Recent calls by Gordon Brown for a cricket boycott against Zimbabwe are at face value justifiable — after all no one can disagree about the brutal kleptocracy of Robert Mugabe; but think about it less superficially, and it seems to be characteristic of the hypocritical sanctimony of the West.
Let’s leave the implications of the unlawful occupation of Afghanistan and Iraq to one side and limit our focus initially to Brown’s and his Foreign Secretary’s David Miliband’s recent visits to Beijing. For what happened in both instances was well … absolutely nothing.
Neither mentioned the denial of freedom of expression that have seen the likes of Hu Jia jailed for no more than merely writing a blog or Liu Jie sent for re-education through a labour camp for the crime of complaining about the demolitions aimed at clearing up the city in advance of the Olympic Games. They said nothing about the detention, the forced disappearances and the routine torture of academics, Buddhist clergy, journalists, human rights lawyers and trade unionists.
Nor did they deal with the compulsory abortions, the forced sterilisations, the illegal land seizures, the largest involuntary resettlement programmes in the world, the prevalence of child labour and the estimated 5 000 to 12 000 people executed a year.
Brown said instead, “We want Britain to be the number one destination of choice for Chinese business as it invests in the rest of the world”. Miliband, on the other hand, was adamant about Britain’s opposition to Taiwan’s membership of the United Nations and any call for a boycott of the Olympics. With a bit of Jesuitical anti-logic he opined, “We do not believe that issues of human rights should be restricted to the Olympic year … Those universal values … are an issue for every year”
But both have been very clear about Zimbabwe. Contrast Miliband’s confused argument above with his definite disquiet over Zimbabwe’s upcoming cricket tour next year, “The situation … is obviously deeply concerning. I think that bilateral cricket tours at the moment don’t send the right message about our concern”.
So while British athletes are being forced to sign a contract prohibiting them from commenting on China’s “politically sensitive issues” — a commitment that would even extend to the blogs and private e-mails that they write home; Messrs Brown & Miliband are standing on their soapbox sonorously condemning Robert Mugabe.
The reason of course is obvious: Money is an “ethicide” — to use John Berger’s brilliant neologism — an agent that kills ethics.

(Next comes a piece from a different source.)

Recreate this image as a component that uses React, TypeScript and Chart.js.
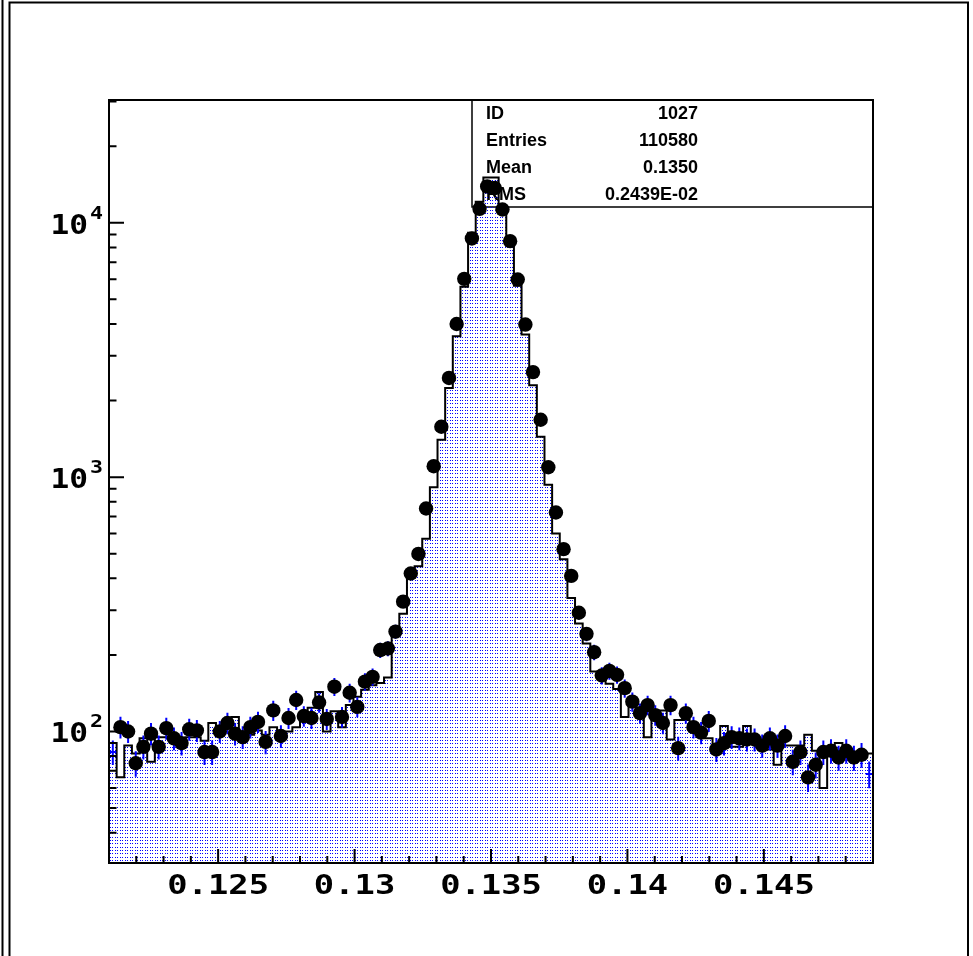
import React, { useEffect, useRef } from 'react';
import { Chart, registerables } from 'chart.js';

Chart.register(...registerables);

// ---- axis configuration ----
const X_MIN = 0.121;
const X_MAX = 0.149;
const N_BINS = 100;
const Y_MIN = 30.4;
const Y_MAX = 30400;

// ---- tick labels ----
const xTickValues = [0.125, 0.13, 0.135, 0.14, 0.145];
const xTickLabels = ['0.125', '0.13', '0.135', '0.14', '0.145'];
const yDecades = [2, 3, 4];

// ---- statistics box ----
const statsLabels = ['ID', 'Entries', 'Mean', 'RMS'];
const statsValues = ['1027', '110580', '0.1350', '0.2439E-02'];

// ---- histogram contents (filled, outlined) ----
const histValues = [
  90, 66, 88, 82, 94, 76, 95, 95, 92, 91,
  95, 95, 92, 108, 100, 103, 114, 97, 97, 101,
  97, 104, 100, 100, 104, 118, 124, 143, 100, 120,
  104, 127, 137, 146, 152, 155, 163, 255, 290, 418,
  446, 573, 913, 1403, 2240, 3577, 5600, 9140, 12100, 15070,
  15070, 11170, 8400, 5650, 3640, 2300, 1440, 934, 600, 476,
  335, 266, 222, 172, 160, 154, 147, 114, 127, 119,
  95, 121, 121, 93, 111, 111, 103, 97, 94, 86,
  105, 87, 87, 105, 90, 88, 85, 74, 88, 88,
  88, 97, 84, 60, 82, 90, 82, 82, 82, 82,
];

// ---- data points (markers with errors) ----
const dataValues = [
  83, 104, 100, 75, 87, 98, 87, 103, 94, 90,
  102, 101, 83, 83, 100, 108, 98, 95, 104, 109,
  91, 121, 96, 113, 133, 115, 113, 130, 112, 150,
  114, 142, 125, 157, 164, 209, 212, 247, 324, 418,
  499, 753, 1104, 1578, 2455, 4000, 6020, 8680, 11350, 13900,
  13700, 11280, 8470, 5985, 3981, 2588, 1681, 1094, 726, 521,
  409, 293, 242, 205, 166, 173, 167, 148, 131, 118,
  127, 116, 108, 127, 86, 118, 104, 99, 110, 85,
  90, 95, 94, 93, 93, 88, 94, 88, 96, 76,
  83, 66, 74, 83, 84, 79, 84, 79, 81, 68,
];

const BIN_W = (X_MAX - X_MIN) / N_BINS;
const LABEL_FONT = 'bold 26px "DejaVu Sans Mono"';
const SUP_FONT = 'bold 18px "DejaVu Sans Mono"';

function makePattern(ctx: CanvasRenderingContext2D) {
  const c = document.createElement('canvas');
  c.width = 5;
  c.height = 10;
  const g = c.getContext('2d')!;
  g.fillStyle = '#0000ff';
  [0, 3, 7].forEach((y) => {
    g.fillRect(0, y, 1, 1);
    g.fillRect(2, y, 1, 1);
  });
  return ctx.createPattern(c, 'repeat');
}

const errorBarsPlugin = {
  id: 'errorBars',
  afterDatasetDraw(chart: any, args: any) {
    if (args.index !== 0) return;
    const { ctx, scales } = chart;
    const xs = scales.x;
    const ys = scales.y;
    ctx.save();
    ctx.strokeStyle = '#0000ff';
    ctx.lineWidth = 2;
    ctx.beginPath();
    dataValues.forEach((v, i) => {
      const e = Math.sqrt(v);
      const xc = xs.getPixelForValue(X_MIN + (i + 0.5) * BIN_W);
      const xl = xs.getPixelForValue(X_MIN + (i + 0.05) * BIN_W);
      const xr = xs.getPixelForValue(X_MIN + (i + 0.95) * BIN_W);
      const y0 = ys.getPixelForValue(v);
      ctx.moveTo(xc, ys.getPixelForValue(v - e));
      ctx.lineTo(xc, ys.getPixelForValue(v + e));
      ctx.moveTo(xl, y0);
      ctx.lineTo(xr, y0);
    });
    ctx.stroke();
    ctx.restore();
  },
};

const statsPlugin = {
  id: 'statsBox',
  beforeDatasetsDraw(chart: any) {
    const { ctx, chartArea: a } = chart;
    const boxLeft = 472;
    const boxBottom = 207;
    ctx.save();
    ctx.strokeStyle = '#000';
    ctx.lineWidth = 1.5;
    ctx.beginPath();
    ctx.moveTo(boxLeft, a.top);
    ctx.lineTo(boxLeft, boxBottom);
    ctx.lineTo(a.right, boxBottom);
    ctx.stroke();
    ctx.fillStyle = '#000';
    ctx.font = 'bold 18px "Liberation Sans", Arial, sans-serif';
    ctx.textBaseline = 'middle';
    const rows = [114, 141, 168, 195];
    statsLabels.forEach((lab, i) => {
      ctx.textAlign = 'left';
      ctx.fillText(lab, 486, rows[i]);
      ctx.textAlign = 'right';
      ctx.fillText(statsValues[i], 698, rows[i]);
    });
    ctx.restore();
  },
};

const framePlugin = {
  id: 'frameAxes',
  afterDraw(chart: any) {
    const { ctx, chartArea: a, scales } = chart;
    const xs = scales.x;
    const ys = scales.y;
    const W = chart.width;
    const H = chart.height;
    ctx.save();
    // outer page borders
    ctx.strokeStyle = '#000';
    ctx.lineWidth = 2;
    ctx.beginPath();
    ctx.moveTo(2.5, 0);
    ctx.lineTo(2.5, H);
    ctx.moveTo(9.5, H);
    ctx.lineTo(9.5, 2.5);
    ctx.lineTo(W - 5, 2.5);
    ctx.lineTo(W - 5, H);
    ctx.stroke();

    // plot frame
    ctx.lineWidth = 2;
    ctx.strokeRect(a.left, a.top, a.right - a.left, a.bottom - a.top);

    // x ticks
    ctx.beginPath();
    for (let k = 122; k <= 148; k++) {
      const v = k / 1000;
      const x = xs.getPixelForValue(v);
      const major = k % 5 === 0;
      ctx.moveTo(x, a.bottom);
      ctx.lineTo(x, a.bottom - (major ? 14 : 7));
    }
    // y ticks (log)
    for (let d = 1; d <= 4; d++) {
      for (let m = 1; m <= 9; m++) {
        const v = m * Math.pow(10, d);
        if (v < Y_MIN || v > Y_MAX) continue;
        const y = ys.getPixelForValue(v);
        ctx.moveTo(a.left, y);
        ctx.lineTo(a.left + (m === 1 ? 15 : 7.5), y);
      }
    }
    ctx.stroke();

    // x labels
    ctx.fillStyle = '#000';
    ctx.font = LABEL_FONT;
    ctx.textAlign = 'center';
    ctx.textBaseline = 'alphabetic';
    xTickValues.forEach((v, i) => {
      const x = xs.getPixelForValue(v);
      ctx.save();
      ctx.translate(x, a.bottom + 31);
      ctx.scale(1.3, 1);
      ctx.fillText(xTickLabels[i], 0, 0);
      ctx.restore();
    });

    // y labels 10^d
    yDecades.forEach((d) => {
      const y = ys.getPixelForValue(Math.pow(10, d));
      ctx.save();
      ctx.translate(88, y + 11);
      ctx.scale(1.2, 1);
      ctx.font = LABEL_FONT;
      ctx.textAlign = 'right';
      ctx.fillText('10', 0, 0);
      ctx.restore();
      ctx.save();
      ctx.translate(90, y - 4);
      ctx.scale(1.2, 1);
      ctx.font = SUP_FONT;
      ctx.textAlign = 'left';
      ctx.fillText(String(d), 0, 0);
      ctx.restore();
    });
    ctx.restore();
  },
};

export default function App() {
  const ref = useRef<HTMLCanvasElement>(null);
  useEffect(() => {
    const canvas = ref.current!;
    const ctx = canvas.getContext('2d')!;
    const pattern = makePattern(ctx);

    const histPoints = [];
    for (let i = 0; i <= N_BINS; i++) {
      histPoints.push({ x: X_MIN + i * BIN_W, y: histValues[Math.min(i, N_BINS - 1)] });
    }
    const markerPoints = dataValues.map((v, i) => ({ x: X_MIN + (i + 0.5) * BIN_W, y: v }));

    const chart = new Chart(ctx, {
      type: 'line',
      data: {
        datasets: [
          {
            label: 'hist',
            data: histPoints,
            stepped: 'before',
            borderColor: '#000',
            borderWidth: 2,
            backgroundColor: pattern as any,
            fill: 'start',
            pointRadius: 0,
            order: 2,
          },
          {
            label: 'data',
            type: 'scatter',
            data: markerPoints,
            showLine: false,
            pointRadius: (c: any) => (c.dataIndex === 0 || c.dataIndex === N_BINS - 1 ? 0 : 7.2),
            pointBackgroundColor: '#000',
            pointBorderColor: '#000',
            pointBorderWidth: 0,
            order: 1,
          },
        ],
      },
      options: {
        animation: false,
        responsive: false,
        devicePixelRatio: 1,
        layout: { padding: { left: 109, top: 100, right: 100, bottom: 93 } },
        plugins: {
          legend: { display: false },
          tooltip: { enabled: false },
          title: { display: false },
        },
        scales: {
          x: { type: 'linear', min: X_MIN, max: X_MAX, display: false },
          y: { type: 'logarithmic', min: Y_MIN, max: Y_MAX, display: false },
        },
      },
      plugins: [statsPlugin, errorBarsPlugin, framePlugin],
    });
    return () => chart.destroy();
  }, []);

  return (
    <div style={{ position: 'absolute', left: 0, top: 0, width: 973, height: 956, background: '#fff' }}>
      <canvas ref={ref} width={973} height={956} style={{ display: 'block' }} />
    </div>
  );
}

If Zimbabwe could offer Britain even half of China’s capital then Bob could have Morgan Tsvangari’s head on plate if he wanted to. Money is the amoral globalistion of self-interest. Listen carefully to Brown again and you can hear him in orgasmic anticipation: “I believe by 2010 we will see 100 new Chinese companies investing in the UK, we will see 100 partnerships between our universities and Chinese universities and we will double the number of firms listed on the London Stock Exchange and thousands of jobs will be created”.
One is reminded here of the moral perspicacity of Karl Marx who realised how money transforms all our failings into their contrary: “I am bad, dishonest, unscrupulous, stupid; but money is honoured, and hence its possessor”.
China is of course the shadow of the West’s projections: Its consumptive greed; its endemic surveillance; its externalisation of cost onto the environment; its extraordinary renditions and its Google and Microsoft. It is also the most chronic test of our commitment to human rights — for however one defines ethics it means nothing if it can’t be consistently, if not universally, applied.
By way of a somewhat tangential postscript I wish in conclusion to suggest the rehabilitation of an already existing alternative. Should one state wish to pursue on its own behalf, or as a class, a course of action against another state — it should present its case to the International Court Of Justice for arbitration and consideration on the basis of international law.
If to quote Immanuel Kant we are to “act only according to that maxim whereby you can at the same time will that it should become a universal law” we must be prepared to place all parties on an equal footing — a Saddam Hussein or a Slobodan Milosevic should be treated no differently to a Tony Blair or an Ariel Sharon; or apropos our discussion, China should be held to the same scrutiny as Zimbabwe.
I do of course realise that the United States has regularly demeaned this court, having been found guilty by it in 1986 of the unlawful use of force against Nicaragua. America simply ignored the ruling and its demand for substantial reparations. The then secretary of state George Schultz rubbished those who advocate “utopian legalistic means like outside mediation, the United Nations, the World Court while ignoring the power element of the equation”.
Today — be it in Afghanistan or Iraq, or in the appeasement of the empire of tomorrow — we should be well aware that that power has no probity whatsoever.